Transcribe all the entries word for word, omitting any pictures they contain.

=-=-=-=-=

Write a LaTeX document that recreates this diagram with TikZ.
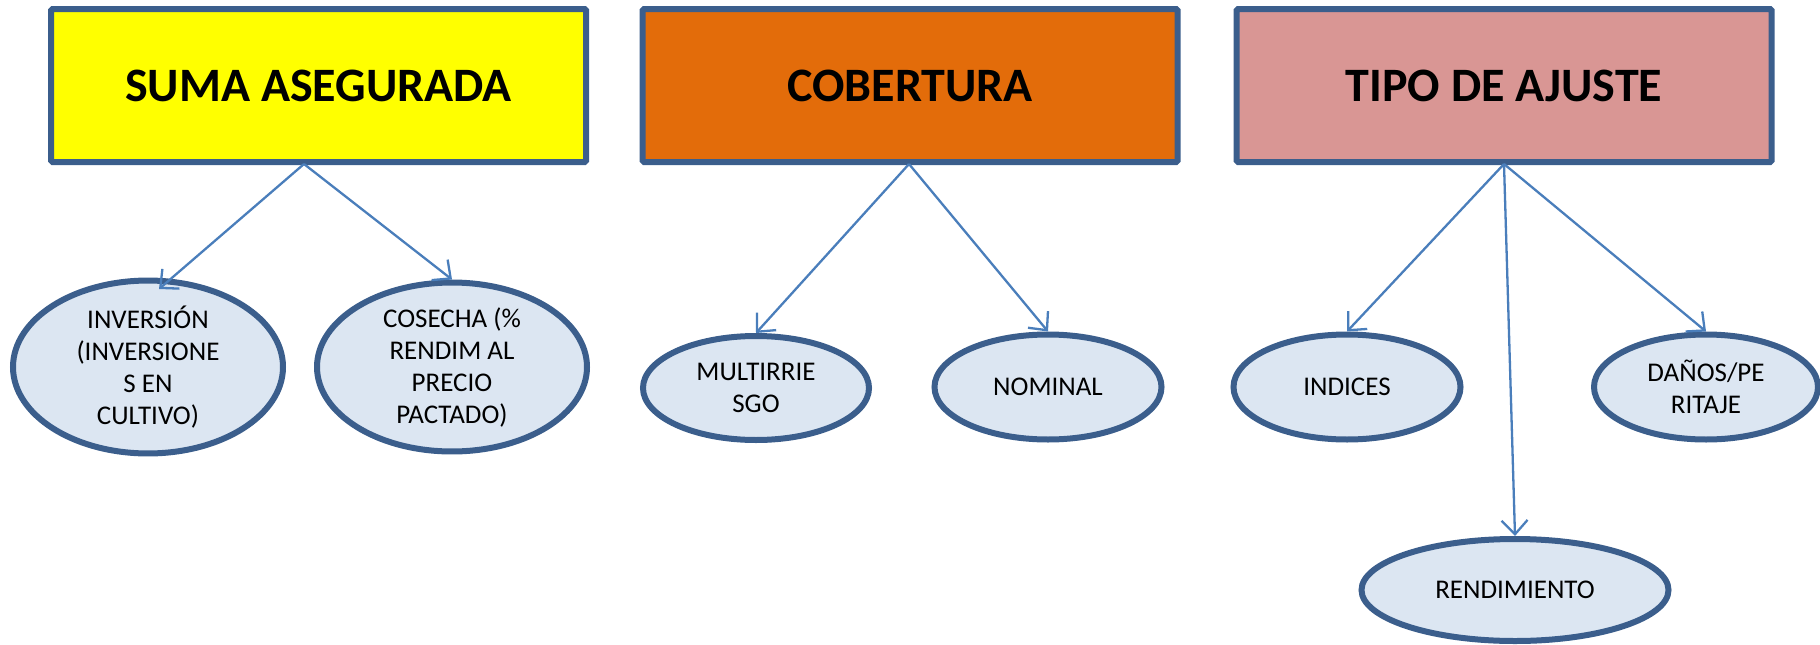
\documentclass[tikz,border=0pt]{standalone}
\usepackage{fontspec}
\setmainfont{Carlito}
\usetikzlibrary{shapes.geometric,arrows.meta}
\definecolor{bordc}{HTML}{3B5E8C}
\definecolor{arrc}{HTML}{4A7EBB}
\definecolor{ellf}{HTML}{DCE6F2}
\definecolor{yel}{HTML}{FFFF00}
\definecolor{ora}{HTML}{E36C0A}
\definecolor{pnk}{HTML}{D99694}
\tikzset{
  titlebox/.style={draw=bordc, line width=6pt, rounded corners=1.5pt, minimum width=535pt, minimum height=153pt, inner sep=0pt, font=\fontsize{48}{56}\selectfont\bfseries},
  leaf/.style={ellipse, draw=bordc, fill=ellf, line width=6pt, inner sep=0pt, align=center, font=\fontsize{27}{32}\selectfont},
  conn/.style={draw=arrc, line width=2.3pt, -{Straight Barb[length=14pt,width=26pt,line width=2.3pt]}}
}
\begin{document}
\begin{tikzpicture}[x=1pt,y=-1pt]
\useasboundingbox (0,0) rectangle (1820,645);
\node[titlebox, fill=yel] (b1) at (318.5,85.5) {SUMA ASEGURADA};
\node[titlebox, fill=ora] (b2) at (910,85.5) {COBERTURA};
\node[titlebox, fill=pnk] (b3) at (1504,85.5) {TIPO DE AJUSTE};
\node[leaf, minimum width=270pt, minimum height=152pt] (e1) at (148,367) {INVERSIÓN\\(INVERSIONE\\S EN\\CULTIVO)};
\node[leaf, minimum width=270pt, minimum height=152pt] (e2) at (452,367) {COSECHA (\%\\RENDIM AL\\PRECIO\\PACTADO)};
\node[leaf, minimum width=226pt, minimum height=104pt] (e3) at (756,388) {MULTIRRIE\\SGO};
\node[leaf, minimum width=227pt, minimum height=105pt] (e4) at (1048,387) {NOMINAL};
\node[leaf, minimum width=227pt, minimum height=105pt] (e5) at (1347,387) {INDICES};
\node[leaf, minimum width=224pt, minimum height=105pt] (e6) at (1706,387) {DAÑOS/PE\\RITAJE};
\node[leaf, minimum width=307pt, minimum height=102pt] (e7) at (1515,590) {RENDIMIENTO};
\coordinate (o1) at (304,164);
\coordinate (o2) at (909,164);
\coordinate (o3) at (1504,164);
\coordinate (t1) at (159,289);
\draw[conn] (o1) -- (t1);
\draw[conn] (o1) -- (e2.north);
\draw[conn] (o2) -- (e3.north);
\draw[conn] (o2) -- (e4.north);
\draw[conn] (o3) -- (e5.north);
\draw[conn] (o3) -- (e7.north);
\draw[conn] (o3) -- (e6.north);
\end{tikzpicture}
\end{document}
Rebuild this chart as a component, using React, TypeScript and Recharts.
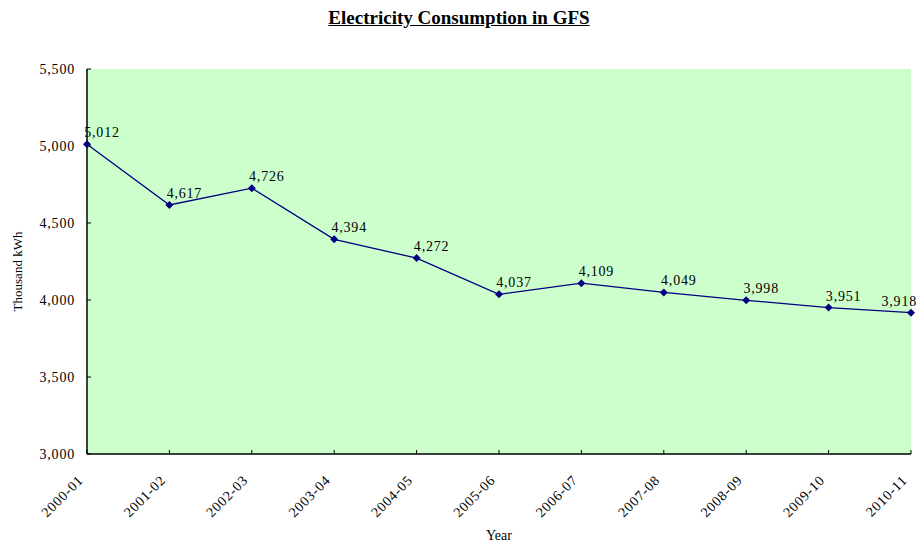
import { LineChart, Line, XAxis, YAxis, CartesianGrid, Label } from 'recharts';

const years = ['2000-01', '2001-02', '2002-03', '2003-04', '2004-05', '2005-06', '2006-07', '2007-08', '2008-09', '2009-10', '2010-11'];
const consumption = [5012, 4617, 4726, 4394, 4272, 4037, 4109, 4049, 3998, 3951, 3918];
const yTicks = [3000, 3500, 4000, 4500, 5000, 5500];

const data = years.map((year, i) => ({ year, value: consumption[i] }));

const FONT = '"Liberation Serif", "Times New Roman", serif';
const LINE_COLOR = '#000080';

const fmt = (v: number) => v.toLocaleString('en-US');

const XTick = (props: any) => {
    const { x, y, payload } = props;
    const ax = x - 3;
    const ay = y + 29;
    return (
        <text
            x={ax}
            y={ay}
            transform={`rotate(-45, ${ax}, ${ay})`}
            textAnchor="end"
            fontFamily={FONT}
            fontSize={14}
            letterSpacing={0.8}
            fill="#000"
        >
            {payload.value}
        </text>
    );
};

const YTick = (props: any) => {
    const { x, y, payload } = props;
    return (
        <text x={x - 14} y={y + 5} textAnchor="end" fontFamily={FONT} fontSize={14} letterSpacing={0.8} fill="#000">
            {fmt(payload.value)}
        </text>
    );
};

const PointLabel = (props: any) => {
    const { x, y, value, index } = props;
    const last = index === years.length - 1;
    return (
        <text
            x={last ? x + 6 : x + 15}
            y={y - 7}
            textAnchor={last ? 'end' : 'middle'}
            fontFamily={FONT}
            fontSize={14}
            letterSpacing={0.8}
            fill="#000"
        >
            {fmt(value)}
        </text>
    );
};

const Diamond = (props: any) => {
    const { cx, cy } = props;
    if (cx == null || cy == null) return null;
    return <path d={`M${cx},${cy - 4}L${cx + 4},${cy}L${cx},${cy + 4}L${cx - 4},${cy}Z`} fill={LINE_COLOR} />;
};

export default function App() {
    return (
        <div style={{ position: 'absolute', left: 0, top: 0, width: 918, height: 544, background: '#fff' }}>
            <div
                style={{
                    position: 'absolute',
                    left: 0,
                    top: 7,
                    width: 918,
                    textAlign: 'center',
                    fontFamily: FONT,
                    fontWeight: 'bold',
                    fontSize: 19,
                    textDecoration: 'underline',
                    color: '#000'
                }}
            >
                Electricity Consumption in GFS
            </div>
            <LineChart width={918} height={544} data={data} margin={{ top: 69, right: 7, bottom: 0, left: 0 }}>
                <CartesianGrid
                    horizontal={false}
                    vertical={false}
                    fill="#CCFFCC"
                    stroke="#808080"
                />
                <XAxis
                    dataKey="year"
                    height={90}
                    tick={<XTick />}
                    tickLine={{ stroke: '#000' }}
                    tickSize={-4}
                    axisLine={{ stroke: '#000', strokeWidth: 1.5 }}
                    interval={0}
                    padding={{ left: 0, right: 0 }}
                >
                    <Label
                        value="Year"
                        position="insideBottom"
                        offset={4}
                        style={{ fontFamily: FONT, fontSize: 14, fill: '#000' }}
                    />
                </XAxis>
                <YAxis
                    width={87}
                    domain={[3000, 5500]}
                    ticks={yTicks}
                    tick={<YTick />}
                    tickLine={{ stroke: '#000' }}
                    tickSize={-4}
                    axisLine={{ stroke: '#000', strokeWidth: 1.5 }}
                    interval={0}
                >
                    <Label
                        value="Thousand kWh"
                        angle={-90}
                        position="insideLeft"
                        offset={17}
                        dy={10}
                        style={{ fontFamily: FONT, fontSize: 13, fill: '#000', textAnchor: 'middle' }}
                    />
                </YAxis>
                <Line
                    type="linear"
                    dataKey="value"
                    stroke={LINE_COLOR}
                    strokeWidth={1.3}
                    dot={<Diamond />}
                    activeDot={false}
                    label={<PointLabel />}
                    isAnimationActive={false}
                />
            </LineChart>
        </div>
    );
}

=-=-=-=-=

● **Solution for this exercise**:
Write a LaTeX document that recreates this diagram with TikZ.
\documentclass[tikz,border=0pt]{standalone}
\usepackage{fontspec}
\setmainfont{Carlito}
\usetikzlibrary{shapes.geometric,arrows.meta}
\definecolor{bordc}{HTML}{3B5E8C}
\definecolor{arrc}{HTML}{4A7EBB}
\definecolor{ellf}{HTML}{DCE6F2}
\definecolor{yel}{HTML}{FFFF00}
\definecolor{ora}{HTML}{E36C0A}
\definecolor{pnk}{HTML}{D99694}
\tikzset{
  titlebox/.style={draw=bordc, line width=6pt, rounded corners=1.5pt, minimum width=535pt, minimum height=153pt, inner sep=0pt, font=\fontsize{48}{56}\selectfont\bfseries},
  leaf/.style={ellipse, draw=bordc, fill=ellf, line width=6pt, inner sep=0pt, align=center, font=\fontsize{27}{32}\selectfont},
  conn/.style={draw=arrc, line width=2.3pt, -{Straight Barb[length=14pt,width=26pt,line width=2.3pt]}}
}
\begin{document}
\begin{tikzpicture}[x=1pt,y=-1pt]
\useasboundingbox (0,0) rectangle (1820,645);
\node[titlebox, fill=yel] (b1) at (318.5,85.5) {SUMA ASEGURADA};
\node[titlebox, fill=ora] (b2) at (910,85.5) {COBERTURA};
\node[titlebox, fill=pnk] (b3) at (1504,85.5) {TIPO DE AJUSTE};
\node[leaf, minimum width=270pt, minimum height=152pt] (e1) at (148,367) {INVERSIÓN\\(INVERSIONE\\S EN\\CULTIVO)};
\node[leaf, minimum width=270pt, minimum height=152pt] (e2) at (452,367) {COSECHA (\%\\RENDIM AL\\PRECIO\\PACTADO)};
\node[leaf, minimum width=226pt, minimum height=104pt] (e3) at (756,388) {MULTIRRIE\\SGO};
\node[leaf, minimum width=227pt, minimum height=105pt] (e4) at (1048,387) {NOMINAL};
\node[leaf, minimum width=227pt, minimum height=105pt] (e5) at (1347,387) {INDICES};
\node[leaf, minimum width=224pt, minimum height=105pt] (e6) at (1706,387) {DAÑOS/PE\\RITAJE};
\node[leaf, minimum width=307pt, minimum height=102pt] (e7) at (1515,590) {RENDIMIENTO};
\coordinate (o1) at (304,164);
\coordinate (o2) at (909,164);
\coordinate (o3) at (1504,164);
\coordinate (t1) at (159,289);
\draw[conn] (o1) -- (t1);
\draw[conn] (o1) -- (e2.north);
\draw[conn] (o2) -- (e3.north);
\draw[conn] (o2) -- (e4.north);
\draw[conn] (o3) -- (e5.north);
\draw[conn] (o3) -- (e7.north);
\draw[conn] (o3) -- (e6.north);
\end{tikzpicture}
\end{document}
Rebuild this chart as a component, using React, TypeScript and Recharts.
import { LineChart, Line, XAxis, YAxis, CartesianGrid, Label } from 'recharts';

const years = ['2000-01', '2001-02', '2002-03', '2003-04', '2004-05', '2005-06', '2006-07', '2007-08', '2008-09', '2009-10', '2010-11'];
const consumption = [5012, 4617, 4726, 4394, 4272, 4037, 4109, 4049, 3998, 3951, 3918];
const yTicks = [3000, 3500, 4000, 4500, 5000, 5500];

const data = years.map((year, i) => ({ year, value: consumption[i] }));

const FONT = '"Liberation Serif", "Times New Roman", serif';
const LINE_COLOR = '#000080';

const fmt = (v: number) => v.toLocaleString('en-US');

const XTick = (props: any) => {
    const { x, y, payload } = props;
    const ax = x - 3;
    const ay = y + 29;
    return (
        <text
            x={ax}
            y={ay}
            transform={`rotate(-45, ${ax}, ${ay})`}
            textAnchor="end"
            fontFamily={FONT}
            fontSize={14}
            letterSpacing={0.8}
            fill="#000"
        >
            {payload.value}
        </text>
    );
};

const YTick = (props: any) => {
    const { x, y, payload } = props;
    return (
        <text x={x - 14} y={y + 5} textAnchor="end" fontFamily={FONT} fontSize={14} letterSpacing={0.8} fill="#000">
            {fmt(payload.value)}
        </text>
    );
};

const PointLabel = (props: any) => {
    const { x, y, value, index } = props;
    const last = index === years.length - 1;
    return (
        <text
            x={last ? x + 6 : x + 15}
            y={y - 7}
            textAnchor={last ? 'end' : 'middle'}
            fontFamily={FONT}
            fontSize={14}
            letterSpacing={0.8}
            fill="#000"
        >
            {fmt(value)}
        </text>
    );
};

const Diamond = (props: any) => {
    const { cx, cy } = props;
    if (cx == null || cy == null) return null;
    return <path d={`M${cx},${cy - 4}L${cx + 4},${cy}L${cx},${cy + 4}L${cx - 4},${cy}Z`} fill={LINE_COLOR} />;
};

export default function App() {
    return (
        <div style={{ position: 'absolute', left: 0, top: 0, width: 918, height: 544, background: '#fff' }}>
            <div
                style={{
                    position: 'absolute',
                    left: 0,
                    top: 7,
                    width: 918,
                    textAlign: 'center',
                    fontFamily: FONT,
                    fontWeight: 'bold',
                    fontSize: 19,
                    textDecoration: 'underline',
                    color: '#000'
                }}
            >
                Electricity Consumption in GFS
            </div>
            <LineChart width={918} height={544} data={data} margin={{ top: 69, right: 7, bottom: 0, left: 0 }}>
                <CartesianGrid
                    horizontal={false}
                    vertical={false}
                    fill="#CCFFCC"
                    stroke="#808080"
                />
                <XAxis
                    dataKey="year"
                    height={90}
                    tick={<XTick />}
                    tickLine={{ stroke: '#000' }}
                    tickSize={-4}
                    axisLine={{ stroke: '#000', strokeWidth: 1.5 }}
                    interval={0}
                    padding={{ left: 0, right: 0 }}
                >
                    <Label
                        value="Year"
                        position="insideBottom"
                        offset={4}
                        style={{ fontFamily: FONT, fontSize: 14, fill: '#000' }}
                    />
                </XAxis>
                <YAxis
                    width={87}
                    domain={[3000, 5500]}
                    ticks={yTicks}
                    tick={<YTick />}
                    tickLine={{ stroke: '#000' }}
                    tickSize={-4}
                    axisLine={{ stroke: '#000', strokeWidth: 1.5 }}
                    interval={0}
                >
                    <Label
                        value="Thousand kWh"
                        angle={-90}
                        position="insideLeft"
                        offset={17}
                        dy={10}
                        style={{ fontFamily: FONT, fontSize: 13, fill: '#000', textAnchor: 'middle' }}
                    />
                </YAxis>
                <Line
                    type="linear"
                    dataKey="value"
                    stroke={LINE_COLOR}
                    strokeWidth={1.3}
                    dot={<Diamond />}
                    activeDot={false}
                    label={<PointLabel />}
                    isAnimationActive={false}
                />
            </LineChart>
        </div>
    );
}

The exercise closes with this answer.